**Stated problem:** Set down each line of the data below exactly as it stands, dropping the pictures.

**Dataset excerpt:**

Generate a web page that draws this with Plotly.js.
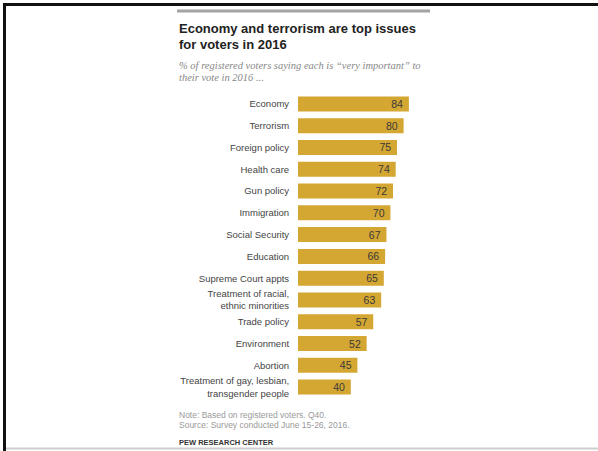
<!DOCTYPE html>
<html>
<head>
<meta charset="utf-8">
<script src="https://cdn.plot.ly/plotly-3.0.1.min.js"></script>
<style>html,body{margin:0;padding:0;background:#fff;}#chart{width:598px;height:451px;}</style>
</head>
<body>
<div id="chart"></div>
<script>
// Data
const issues = [
  "Economy", "Terrorism", "Foreign policy", "Health care", "Gun policy",
  "Immigration", "Social Security", "Education", "Supreme Court appts",
  "Treatment of racial,<br>ethnic minorities", "Trade policy", "Environment",
  "Abortion", "Treatment of gay, lesbian,<br>transgender people"
];
const pctVeryImportant = [84, 80, 75, 74, 72, 70, 67, 66, 65, 63, 57, 52, 45, 40];

const titleLines = ["Economy and terrorism are top issues", "for voters in 2016"];
const subtitleLines = ["% of registered voters saying each is \u201cvery important\u201d to", "their vote in 2016 ..."];
const noteLines = ["Note: Based on registered voters. Q40.", "Source: Survey conducted June 15-26, 2016."];
const sourceName = "PEW RESEARCH CENTER";

// Layout geometry
const W = 598, H = 451;
const M = {l: 298, r: 168, t: 93, b: 53};
const plotW = W - M.l - M.r, plotH = H - M.t - M.b;
const px = x => (x - M.l) / plotW;
const py = y => (H - M.b - y) / plotH;

const sans = "Liberation Sans, Arial, sans-serif";
const serif = "Liberation Serif, Times New Roman, serif";

const trace = {
  type: "bar",
  orientation: "h",
  x: pctVeryImportant,
  y: issues,
  marker: {color: "#d4a632"},
  text: pctVeryImportant.map(v => v + "\u00a0"),
  textposition: "inside",
  insidetextanchor: "end",
  constraintext: "none",
  textfont: {family: sans, size: 10.5, color: "#3a3a3a"},
  hoverinfo: "none",
  cliponaxis: false
};

function ann(text, x, y, font) {
  return {text, xref: "paper", yref: "paper", x: px(x), y: py(y),
          xanchor: "left", yanchor: "middle", showarrow: false, font};
}

const annotations = [
  ann(titleLines[0], 177, 28, {family: sans, size: 13, color: "#222", weight: "bold"}),
  ann(titleLines[1], 177, 45, {family: sans, size: 13, color: "#222", weight: "bold"}),
  ann(subtitleLines[0], 177, 65, {family: serif, size: 10.5, color: "#888", style: "italic"}),
  ann(subtitleLines[1], 177, 77, {family: serif, size: 10.5, color: "#888", style: "italic"}),
  ann(noteLines[0], 177, 415, {family: sans, size: 8.5, color: "#9a9a9a"}),
  ann(noteLines[1], 177, 425, {family: sans, size: 8.5, color: "#9a9a9a"}),
  ann(sourceName, 177, 442, {family: sans, size: 7.5, color: "#333", weight: "bold"})
];

const shapes = [
  // gray rule above title
  {type: "line", xref: "paper", yref: "paper", x0: px(177), x1: px(430), y0: py(11), y1: py(11),
   line: {color: "#a3a3a3", width: 3}},
  // bottom gray line
  {type: "line", xref: "paper", yref: "paper", x0: px(4), x1: px(598), y0: py(448.5), y1: py(448.5),
   line: {color: "#cfcfcf", width: 2}},
  // black frame top
  {type: "line", xref: "paper", yref: "paper", x0: px(3), x1: px(598), y0: py(4.5), y1: py(4.5),
   line: {color: "#111", width: 3}},
  // black frame left
  {type: "line", xref: "paper", yref: "paper", x0: px(4.5), x1: px(4.5), y0: py(3), y1: py(451),
   line: {color: "#111", width: 3}}
];

const layout = {
  width: W, height: H,
  margin: M,
  paper_bgcolor: "#fff",
  plot_bgcolor: "#fff",
  showlegend: false,
  bargap: 0.31,
  xaxis: {range: [0, 100], visible: false, fixedrange: true},
  yaxis: {
    autorange: "reversed",
    showgrid: false, zeroline: false, showline: false,
    ticks: "outside", ticklen: 6, tickcolor: "rgba(0,0,0,0)",
    tickfont: {family: sans, size: 9.5, color: "#444"},
    fixedrange: true
  },
  annotations,
  shapes
};

Plotly.newPlot("chart", [trace], layout, {staticPlot: true, displayModeBar: false});
</script>
</body>
</html>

**Exercise answer:**
Generate a web page that draws this with Plotly.js.
<!DOCTYPE html>
<html>
<head>
<meta charset="utf-8">
<script src="https://cdn.plot.ly/plotly-3.0.1.min.js"></script>
<style>html,body{margin:0;padding:0;background:#fff;}#chart{width:598px;height:451px;}</style>
</head>
<body>
<div id="chart"></div>
<script>
// Data
const issues = [
  "Economy", "Terrorism", "Foreign policy", "Health care", "Gun policy",
  "Immigration", "Social Security", "Education", "Supreme Court appts",
  "Treatment of racial,<br>ethnic minorities", "Trade policy", "Environment",
  "Abortion", "Treatment of gay, lesbian,<br>transgender people"
];
const pctVeryImportant = [84, 80, 75, 74, 72, 70, 67, 66, 65, 63, 57, 52, 45, 40];

const titleLines = ["Economy and terrorism are top issues", "for voters in 2016"];
const subtitleLines = ["% of registered voters saying each is \u201cvery important\u201d to", "their vote in 2016 ..."];
const noteLines = ["Note: Based on registered voters. Q40.", "Source: Survey conducted June 15-26, 2016."];
const sourceName = "PEW RESEARCH CENTER";

// Layout geometry
const W = 598, H = 451;
const M = {l: 298, r: 168, t: 93, b: 53};
const plotW = W - M.l - M.r, plotH = H - M.t - M.b;
const px = x => (x - M.l) / plotW;
const py = y => (H - M.b - y) / plotH;

const sans = "Liberation Sans, Arial, sans-serif";
const serif = "Liberation Serif, Times New Roman, serif";

const trace = {
  type: "bar",
  orientation: "h",
  x: pctVeryImportant,
  y: issues,
  marker: {color: "#d4a632"},
  text: pctVeryImportant.map(v => v + "\u00a0"),
  textposition: "inside",
  insidetextanchor: "end",
  constraintext: "none",
  textfont: {family: sans, size: 10.5, color: "#3a3a3a"},
  hoverinfo: "none",
  cliponaxis: false
};

function ann(text, x, y, font) {
  return {text, xref: "paper", yref: "paper", x: px(x), y: py(y),
          xanchor: "left", yanchor: "middle", showarrow: false, font};
}

const annotations = [
  ann(titleLines[0], 177, 28, {family: sans, size: 13, color: "#222", weight: "bold"}),
  ann(titleLines[1], 177, 45, {family: sans, size: 13, color: "#222", weight: "bold"}),
  ann(subtitleLines[0], 177, 65, {family: serif, size: 10.5, color: "#888", style: "italic"}),
  ann(subtitleLines[1], 177, 77, {family: serif, size: 10.5, color: "#888", style: "italic"}),
  ann(noteLines[0], 177, 415, {family: sans, size: 8.5, color: "#9a9a9a"}),
  ann(noteLines[1], 177, 425, {family: sans, size: 8.5, color: "#9a9a9a"}),
  ann(sourceName, 177, 442, {family: sans, size: 7.5, color: "#333", weight: "bold"})
];

const shapes = [
  // gray rule above title
  {type: "line", xref: "paper", yref: "paper", x0: px(177), x1: px(430), y0: py(11), y1: py(11),
   line: {color: "#a3a3a3", width: 3}},
  // bottom gray line
  {type: "line", xref: "paper", yref: "paper", x0: px(4), x1: px(598), y0: py(448.5), y1: py(448.5),
   line: {color: "#cfcfcf", width: 2}},
  // black frame top
  {type: "line", xref: "paper", yref: "paper", x0: px(3), x1: px(598), y0: py(4.5), y1: py(4.5),
   line: {color: "#111", width: 3}},
  // black frame left
  {type: "line", xref: "paper", yref: "paper", x0: px(4.5), x1: px(4.5), y0: py(3), y1: py(451),
   line: {color: "#111", width: 3}}
];

const layout = {
  width: W, height: H,
  margin: M,
  paper_bgcolor: "#fff",
  plot_bgcolor: "#fff",
  showlegend: false,
  bargap: 0.31,
  xaxis: {range: [0, 100], visible: false, fixedrange: true},
  yaxis: {
    autorange: "reversed",
    showgrid: false, zeroline: false, showline: false,
    ticks: "outside", ticklen: 6, tickcolor: "rgba(0,0,0,0)",
    tickfont: {family: sans, size: 9.5, color: "#444"},
    fixedrange: true
  },
  annotations,
  shapes
};

Plotly.newPlot("chart", [trace], layout, {staticPlot: true, displayModeBar: false});
</script>
</body>
</html>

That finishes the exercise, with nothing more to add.